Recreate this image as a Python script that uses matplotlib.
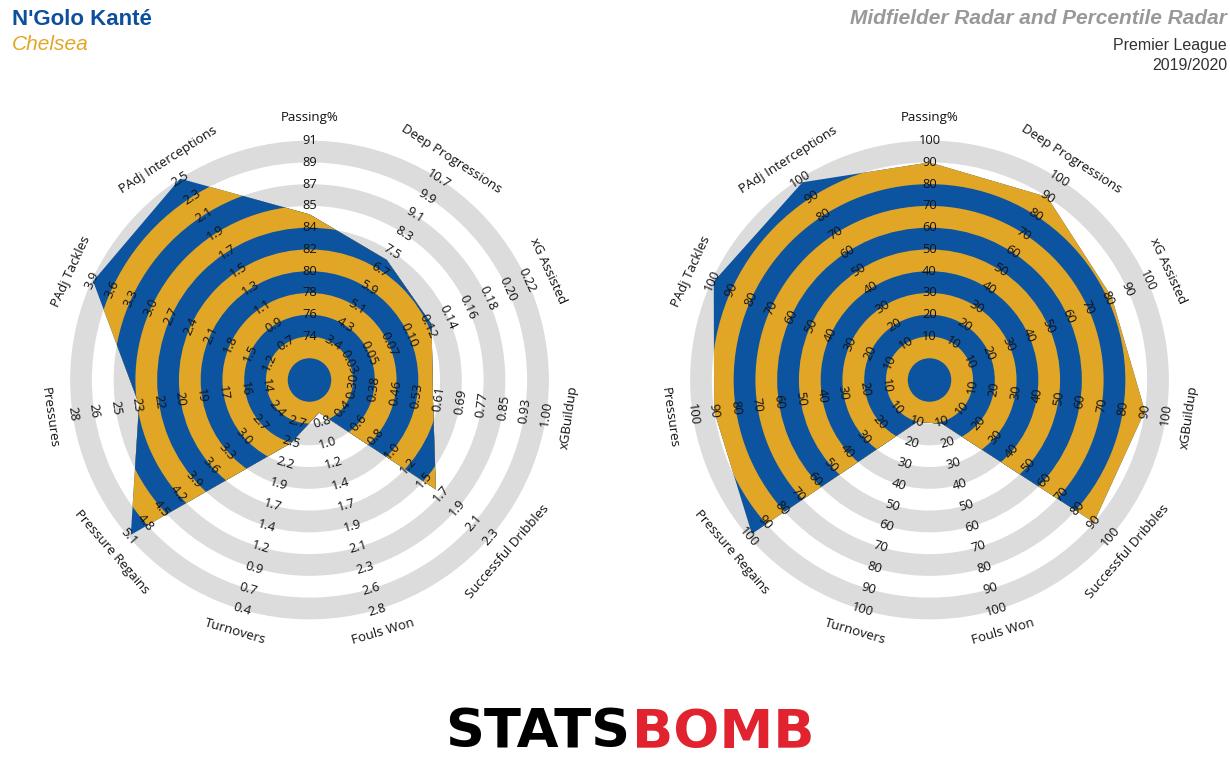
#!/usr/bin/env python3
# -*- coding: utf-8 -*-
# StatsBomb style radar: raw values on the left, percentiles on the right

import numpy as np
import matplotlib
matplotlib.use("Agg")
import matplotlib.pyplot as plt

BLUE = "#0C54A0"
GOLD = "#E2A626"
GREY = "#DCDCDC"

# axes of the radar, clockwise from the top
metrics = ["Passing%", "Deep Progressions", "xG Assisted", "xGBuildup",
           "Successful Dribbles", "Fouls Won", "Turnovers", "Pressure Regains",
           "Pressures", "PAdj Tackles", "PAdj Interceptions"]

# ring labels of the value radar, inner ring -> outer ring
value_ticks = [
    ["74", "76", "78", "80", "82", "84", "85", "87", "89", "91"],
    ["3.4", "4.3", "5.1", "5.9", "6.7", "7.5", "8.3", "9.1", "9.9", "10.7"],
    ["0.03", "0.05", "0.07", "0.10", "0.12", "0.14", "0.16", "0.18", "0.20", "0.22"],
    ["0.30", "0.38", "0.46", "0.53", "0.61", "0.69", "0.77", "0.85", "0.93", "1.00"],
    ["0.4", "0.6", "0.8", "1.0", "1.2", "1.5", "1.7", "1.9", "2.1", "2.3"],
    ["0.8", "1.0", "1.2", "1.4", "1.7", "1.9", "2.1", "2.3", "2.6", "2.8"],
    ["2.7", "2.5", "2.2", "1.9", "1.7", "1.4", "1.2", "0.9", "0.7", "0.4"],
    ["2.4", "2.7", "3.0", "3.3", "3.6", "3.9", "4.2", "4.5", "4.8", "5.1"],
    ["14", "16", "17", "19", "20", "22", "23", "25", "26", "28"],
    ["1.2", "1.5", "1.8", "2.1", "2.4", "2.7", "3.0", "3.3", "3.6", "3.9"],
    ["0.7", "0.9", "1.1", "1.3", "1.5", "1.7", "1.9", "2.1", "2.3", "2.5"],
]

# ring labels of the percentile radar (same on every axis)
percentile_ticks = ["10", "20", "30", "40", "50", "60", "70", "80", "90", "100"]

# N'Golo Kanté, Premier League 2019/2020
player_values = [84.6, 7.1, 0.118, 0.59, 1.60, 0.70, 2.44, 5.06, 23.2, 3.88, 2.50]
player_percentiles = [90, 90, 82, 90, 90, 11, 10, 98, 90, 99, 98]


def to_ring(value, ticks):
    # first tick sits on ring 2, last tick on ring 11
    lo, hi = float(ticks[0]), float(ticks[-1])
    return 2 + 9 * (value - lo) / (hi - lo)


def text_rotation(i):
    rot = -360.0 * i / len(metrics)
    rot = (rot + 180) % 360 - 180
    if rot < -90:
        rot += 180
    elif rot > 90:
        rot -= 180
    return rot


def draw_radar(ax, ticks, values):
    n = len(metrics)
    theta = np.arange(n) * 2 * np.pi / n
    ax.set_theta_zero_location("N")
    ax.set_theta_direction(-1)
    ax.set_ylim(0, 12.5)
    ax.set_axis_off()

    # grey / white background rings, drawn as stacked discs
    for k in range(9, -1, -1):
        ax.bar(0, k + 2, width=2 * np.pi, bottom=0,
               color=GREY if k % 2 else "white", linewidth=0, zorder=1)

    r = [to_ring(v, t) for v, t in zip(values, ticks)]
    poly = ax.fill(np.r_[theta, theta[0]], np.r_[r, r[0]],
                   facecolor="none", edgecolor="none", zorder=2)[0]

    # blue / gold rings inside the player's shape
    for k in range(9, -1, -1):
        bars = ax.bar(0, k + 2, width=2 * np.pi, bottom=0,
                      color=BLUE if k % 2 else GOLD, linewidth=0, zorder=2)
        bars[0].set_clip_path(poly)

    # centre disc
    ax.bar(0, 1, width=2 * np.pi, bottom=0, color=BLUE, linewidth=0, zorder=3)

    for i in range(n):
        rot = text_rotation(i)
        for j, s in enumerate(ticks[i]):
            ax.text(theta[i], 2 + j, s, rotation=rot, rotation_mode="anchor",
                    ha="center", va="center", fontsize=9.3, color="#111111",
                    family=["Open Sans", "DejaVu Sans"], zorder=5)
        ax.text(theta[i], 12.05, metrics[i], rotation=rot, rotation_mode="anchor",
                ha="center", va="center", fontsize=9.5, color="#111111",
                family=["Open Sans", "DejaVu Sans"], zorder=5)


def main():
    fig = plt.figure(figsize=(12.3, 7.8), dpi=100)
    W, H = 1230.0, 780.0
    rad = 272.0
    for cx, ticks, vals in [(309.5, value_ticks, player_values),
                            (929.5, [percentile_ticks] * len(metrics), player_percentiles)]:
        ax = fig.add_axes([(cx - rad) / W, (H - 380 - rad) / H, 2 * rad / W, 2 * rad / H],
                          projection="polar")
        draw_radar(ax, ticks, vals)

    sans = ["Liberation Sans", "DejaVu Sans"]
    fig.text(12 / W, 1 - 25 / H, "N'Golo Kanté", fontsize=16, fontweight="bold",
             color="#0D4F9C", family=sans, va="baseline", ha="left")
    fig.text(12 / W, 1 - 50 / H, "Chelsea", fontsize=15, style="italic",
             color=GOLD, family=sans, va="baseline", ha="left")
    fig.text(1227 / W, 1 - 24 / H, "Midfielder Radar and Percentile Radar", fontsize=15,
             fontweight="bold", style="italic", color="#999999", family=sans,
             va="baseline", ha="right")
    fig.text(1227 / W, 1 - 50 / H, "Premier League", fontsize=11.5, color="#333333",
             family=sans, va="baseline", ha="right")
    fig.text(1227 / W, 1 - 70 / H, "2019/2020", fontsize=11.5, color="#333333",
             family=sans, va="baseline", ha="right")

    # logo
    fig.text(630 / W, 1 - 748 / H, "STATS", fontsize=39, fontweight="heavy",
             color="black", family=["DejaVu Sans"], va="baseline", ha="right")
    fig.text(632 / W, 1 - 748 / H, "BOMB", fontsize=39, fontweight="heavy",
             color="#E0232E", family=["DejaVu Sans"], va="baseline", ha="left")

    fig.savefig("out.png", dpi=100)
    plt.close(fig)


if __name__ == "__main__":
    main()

■ ■ ■ ■

→ **WHAT TO WORK ON**: State only how many lines in the material include "matplotlib".

→ **SOLUTION FOR THIS EXERCISE**: 4